INFORMATION PROVIDED:
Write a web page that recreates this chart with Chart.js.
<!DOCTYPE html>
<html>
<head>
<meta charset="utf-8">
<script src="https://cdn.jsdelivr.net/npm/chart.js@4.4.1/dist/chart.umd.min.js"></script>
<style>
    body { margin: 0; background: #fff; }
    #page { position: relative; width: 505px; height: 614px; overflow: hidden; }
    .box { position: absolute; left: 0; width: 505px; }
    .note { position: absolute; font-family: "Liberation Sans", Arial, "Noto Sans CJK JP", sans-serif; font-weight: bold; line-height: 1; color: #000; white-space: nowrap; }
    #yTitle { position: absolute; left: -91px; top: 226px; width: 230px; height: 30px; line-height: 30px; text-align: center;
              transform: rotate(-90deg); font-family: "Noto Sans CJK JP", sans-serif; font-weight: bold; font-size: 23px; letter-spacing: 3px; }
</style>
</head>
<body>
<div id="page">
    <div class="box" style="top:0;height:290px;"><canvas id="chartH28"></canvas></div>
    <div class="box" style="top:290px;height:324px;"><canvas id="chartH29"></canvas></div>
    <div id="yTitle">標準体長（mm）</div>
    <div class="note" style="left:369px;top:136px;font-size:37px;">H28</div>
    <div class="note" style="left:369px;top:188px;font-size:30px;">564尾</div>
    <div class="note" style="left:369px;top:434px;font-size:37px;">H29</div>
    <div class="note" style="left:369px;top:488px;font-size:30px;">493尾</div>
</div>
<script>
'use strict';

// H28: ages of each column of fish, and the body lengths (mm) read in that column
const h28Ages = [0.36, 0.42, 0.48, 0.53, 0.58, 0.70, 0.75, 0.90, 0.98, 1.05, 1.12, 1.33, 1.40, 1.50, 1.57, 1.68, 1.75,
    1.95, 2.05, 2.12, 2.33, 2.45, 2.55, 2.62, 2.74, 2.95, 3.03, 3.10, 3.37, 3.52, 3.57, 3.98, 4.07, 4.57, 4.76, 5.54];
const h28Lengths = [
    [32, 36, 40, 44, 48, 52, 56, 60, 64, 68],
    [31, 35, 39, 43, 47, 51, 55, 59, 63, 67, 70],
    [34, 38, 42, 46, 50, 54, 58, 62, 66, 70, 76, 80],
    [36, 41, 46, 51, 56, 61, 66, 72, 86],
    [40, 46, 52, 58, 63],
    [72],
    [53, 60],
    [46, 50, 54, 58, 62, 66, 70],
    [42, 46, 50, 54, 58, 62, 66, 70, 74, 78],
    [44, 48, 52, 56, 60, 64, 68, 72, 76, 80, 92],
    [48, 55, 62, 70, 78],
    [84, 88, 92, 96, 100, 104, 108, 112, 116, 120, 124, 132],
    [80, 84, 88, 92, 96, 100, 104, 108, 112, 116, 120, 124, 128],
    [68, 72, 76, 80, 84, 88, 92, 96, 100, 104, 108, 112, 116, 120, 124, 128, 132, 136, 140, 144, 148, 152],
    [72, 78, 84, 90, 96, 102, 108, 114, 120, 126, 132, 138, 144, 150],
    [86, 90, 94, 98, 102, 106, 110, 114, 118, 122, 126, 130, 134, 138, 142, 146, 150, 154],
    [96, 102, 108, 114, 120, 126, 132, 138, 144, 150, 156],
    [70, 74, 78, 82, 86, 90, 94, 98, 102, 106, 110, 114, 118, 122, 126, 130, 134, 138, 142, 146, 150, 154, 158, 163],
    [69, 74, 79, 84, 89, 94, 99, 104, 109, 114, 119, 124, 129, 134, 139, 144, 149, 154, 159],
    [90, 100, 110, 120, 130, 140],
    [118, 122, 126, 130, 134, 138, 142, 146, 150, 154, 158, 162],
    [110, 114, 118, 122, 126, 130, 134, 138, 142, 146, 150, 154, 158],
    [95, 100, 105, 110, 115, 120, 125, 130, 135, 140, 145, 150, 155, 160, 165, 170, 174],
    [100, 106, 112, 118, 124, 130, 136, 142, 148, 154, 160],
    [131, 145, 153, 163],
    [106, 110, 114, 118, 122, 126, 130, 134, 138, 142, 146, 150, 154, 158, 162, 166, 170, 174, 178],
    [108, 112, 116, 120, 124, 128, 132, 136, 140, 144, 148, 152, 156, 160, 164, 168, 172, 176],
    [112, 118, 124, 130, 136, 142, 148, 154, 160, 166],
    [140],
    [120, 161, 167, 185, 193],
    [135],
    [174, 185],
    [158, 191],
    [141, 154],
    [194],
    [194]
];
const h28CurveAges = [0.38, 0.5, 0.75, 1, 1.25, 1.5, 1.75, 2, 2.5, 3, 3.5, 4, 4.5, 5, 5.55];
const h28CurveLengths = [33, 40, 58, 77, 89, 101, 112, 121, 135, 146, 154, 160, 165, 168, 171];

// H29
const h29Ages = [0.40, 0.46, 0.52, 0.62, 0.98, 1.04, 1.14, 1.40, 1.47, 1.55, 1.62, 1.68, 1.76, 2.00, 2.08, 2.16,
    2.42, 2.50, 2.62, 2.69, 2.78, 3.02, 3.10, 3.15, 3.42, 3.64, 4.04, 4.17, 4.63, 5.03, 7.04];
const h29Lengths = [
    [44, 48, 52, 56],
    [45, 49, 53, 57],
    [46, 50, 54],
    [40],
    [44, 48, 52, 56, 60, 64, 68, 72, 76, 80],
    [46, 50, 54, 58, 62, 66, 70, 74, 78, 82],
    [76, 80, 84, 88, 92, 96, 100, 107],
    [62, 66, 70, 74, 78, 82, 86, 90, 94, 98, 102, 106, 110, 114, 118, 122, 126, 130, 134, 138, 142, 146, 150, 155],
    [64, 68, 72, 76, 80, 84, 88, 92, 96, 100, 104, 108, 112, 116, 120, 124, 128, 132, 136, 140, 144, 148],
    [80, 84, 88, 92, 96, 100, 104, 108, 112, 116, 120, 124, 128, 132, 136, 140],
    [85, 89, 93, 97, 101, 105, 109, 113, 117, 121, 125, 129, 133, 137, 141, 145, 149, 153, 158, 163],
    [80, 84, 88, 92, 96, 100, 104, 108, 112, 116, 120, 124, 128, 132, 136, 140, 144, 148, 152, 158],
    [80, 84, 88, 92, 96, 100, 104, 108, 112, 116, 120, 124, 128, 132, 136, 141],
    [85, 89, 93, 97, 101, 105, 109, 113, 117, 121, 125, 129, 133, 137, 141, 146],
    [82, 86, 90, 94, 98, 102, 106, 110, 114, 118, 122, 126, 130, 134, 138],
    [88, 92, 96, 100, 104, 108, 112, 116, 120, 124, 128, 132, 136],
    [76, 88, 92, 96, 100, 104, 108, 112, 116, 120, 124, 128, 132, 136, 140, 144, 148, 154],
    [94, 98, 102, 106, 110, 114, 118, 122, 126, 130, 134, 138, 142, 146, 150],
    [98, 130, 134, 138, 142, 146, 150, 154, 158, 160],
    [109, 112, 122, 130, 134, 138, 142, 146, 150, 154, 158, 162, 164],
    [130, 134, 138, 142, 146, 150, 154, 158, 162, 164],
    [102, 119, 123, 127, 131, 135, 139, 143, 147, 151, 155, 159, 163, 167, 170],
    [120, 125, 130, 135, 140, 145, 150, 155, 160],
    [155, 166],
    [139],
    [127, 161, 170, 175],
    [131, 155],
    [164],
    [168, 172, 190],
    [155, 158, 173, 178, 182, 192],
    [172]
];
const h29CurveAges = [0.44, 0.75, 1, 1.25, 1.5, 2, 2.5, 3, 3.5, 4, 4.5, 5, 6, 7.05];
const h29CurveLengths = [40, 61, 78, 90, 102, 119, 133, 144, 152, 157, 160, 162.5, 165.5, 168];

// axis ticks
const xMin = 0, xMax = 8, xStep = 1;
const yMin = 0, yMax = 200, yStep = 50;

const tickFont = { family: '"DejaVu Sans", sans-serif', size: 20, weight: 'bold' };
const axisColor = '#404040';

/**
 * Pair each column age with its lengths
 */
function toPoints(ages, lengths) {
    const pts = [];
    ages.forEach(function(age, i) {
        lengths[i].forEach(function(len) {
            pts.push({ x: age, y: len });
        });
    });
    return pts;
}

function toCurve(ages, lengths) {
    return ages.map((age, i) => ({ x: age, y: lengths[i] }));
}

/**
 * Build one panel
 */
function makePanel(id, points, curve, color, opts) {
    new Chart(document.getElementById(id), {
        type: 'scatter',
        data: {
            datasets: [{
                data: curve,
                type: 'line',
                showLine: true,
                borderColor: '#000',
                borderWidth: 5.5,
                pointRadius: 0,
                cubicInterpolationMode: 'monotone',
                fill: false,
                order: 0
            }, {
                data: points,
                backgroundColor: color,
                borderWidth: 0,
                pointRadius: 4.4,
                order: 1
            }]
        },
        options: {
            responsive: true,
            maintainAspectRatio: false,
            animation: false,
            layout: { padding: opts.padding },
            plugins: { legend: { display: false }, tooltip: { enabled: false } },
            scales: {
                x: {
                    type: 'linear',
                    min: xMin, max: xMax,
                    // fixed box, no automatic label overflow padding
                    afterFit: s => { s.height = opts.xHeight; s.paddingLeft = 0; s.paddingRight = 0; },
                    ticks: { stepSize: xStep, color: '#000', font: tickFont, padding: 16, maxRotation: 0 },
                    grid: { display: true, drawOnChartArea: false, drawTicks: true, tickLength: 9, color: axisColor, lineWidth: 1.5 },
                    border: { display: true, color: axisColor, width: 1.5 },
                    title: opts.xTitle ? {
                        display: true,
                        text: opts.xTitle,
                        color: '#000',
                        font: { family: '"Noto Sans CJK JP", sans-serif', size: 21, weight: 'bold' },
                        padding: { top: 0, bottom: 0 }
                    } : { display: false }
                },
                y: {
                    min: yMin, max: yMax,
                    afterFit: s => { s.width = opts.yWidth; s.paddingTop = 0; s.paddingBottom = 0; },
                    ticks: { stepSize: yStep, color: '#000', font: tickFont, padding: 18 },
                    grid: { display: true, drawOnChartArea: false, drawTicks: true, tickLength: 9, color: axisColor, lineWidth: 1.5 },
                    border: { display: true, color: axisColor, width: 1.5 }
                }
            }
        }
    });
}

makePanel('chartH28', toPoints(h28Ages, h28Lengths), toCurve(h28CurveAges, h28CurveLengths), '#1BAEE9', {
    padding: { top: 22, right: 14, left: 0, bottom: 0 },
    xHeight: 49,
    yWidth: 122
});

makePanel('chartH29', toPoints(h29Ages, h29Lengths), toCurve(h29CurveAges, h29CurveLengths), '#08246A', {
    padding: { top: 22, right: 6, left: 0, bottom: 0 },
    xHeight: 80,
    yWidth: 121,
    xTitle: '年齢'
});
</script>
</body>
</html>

TASK INSTRUCTIONS: Compute how many lines include the string "with", then give that number by itself.

WRITTEN SOLUTION: 2